> [What the task requires]
Word for word, extract the first line of the records below and each line after it, up to and including the line with "plt.rcParams['font.family'] = ['Lato', 'DejaVu". Pictures are left out.

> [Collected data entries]
━━━━━━━━━━━━━━━━━━━━━━━━━━━━━━

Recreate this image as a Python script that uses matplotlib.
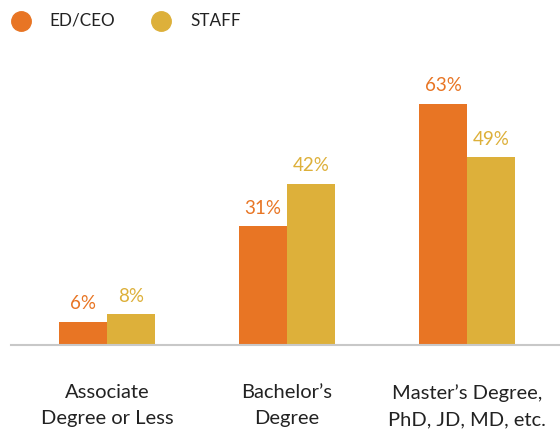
import matplotlib.pyplot as plt
from matplotlib.lines import Line2D
import numpy as np

plt.rcParams['font.family'] = ['Lato', 'DejaVu Sans']

categories = ['Associate\nDegree or Less', 'Bachelor\u2019s\nDegree', 'Master\u2019s Degree,\nPhD, JD, MD, etc.']
series_names = ['ED/CEO', 'STAFF']
ed_ceo = [6, 31, 63]
staff = [8, 42, 49]
colors = ['#E87524', '#DDB03A']

W, H = 560, 429
fig = plt.figure(figsize=(W / 100, H / 100), dpi=100)
ax = fig.add_axes([11 / W, (H - 345) / H, 549 / W, 305 / H])

x = np.arange(len(categories))
width = 48 / 180
for i, (vals, c) in enumerate(zip([ed_ceo, staff], colors)):
    pos = x + (i - 0.5) * width
    ax.bar(pos, vals, width=width, color=c, align='center', zorder=2)
    for p, v in zip(pos, vals):
        ax.annotate(f'{v}%', (p, v), xytext=(0, 7), textcoords='offset points',
                    ha='center', va='bottom', color=c, fontsize=13.5)

ax.set_xlim(-96 / 180, -96 / 180 + 549 / 180)
ax.set_ylim(0, 305 / 3.83)
for s in ['top', 'right', 'left']:
    ax.spines[s].set_visible(False)
ax.spines['bottom'].set_color('#c8c8c8')
ax.spines['bottom'].set_linewidth(1.5)
ax.set_yticks([])
ax.set_xticks(x)
ax.set_xticklabels(categories, fontsize=14.5, color='#222222', linespacing=1.68)
ax.tick_params(axis='x', length=0, pad=28)

# legend
leg_x = [21, 161]
text_x = [49, 190]
for lx, tx, name, c in zip(leg_x, text_x, series_names, colors):
    fig.add_artist(Line2D([lx / W], [1 - 21 / H], marker='o', markersize=14,
                          color=c, linestyle='none', transform=fig.transFigure))
    fig.text(tx / W, 1 - 21 / H, name, fontsize=12.3, color='#222222',
             va='center', ha='left')

fig.savefig('out.png', dpi=100)
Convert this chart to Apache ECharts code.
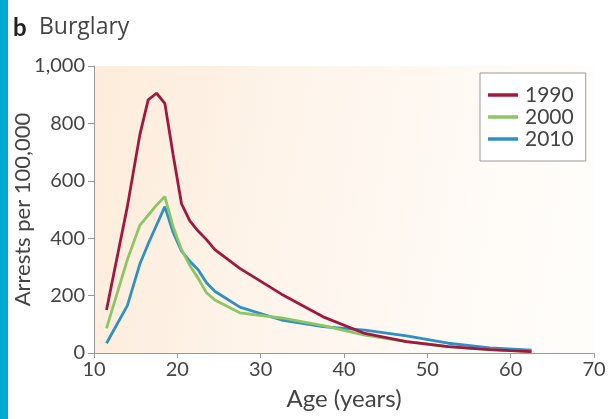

━━━━━━━━━━━━━━━━━━━━━━━━━━━━━━

> [Reply]
Recreate this image as a Python script that uses matplotlib.
import matplotlib.pyplot as plt
from matplotlib.lines import Line2D
import numpy as np

plt.rcParams['font.family'] = ['Lato', 'DejaVu Sans']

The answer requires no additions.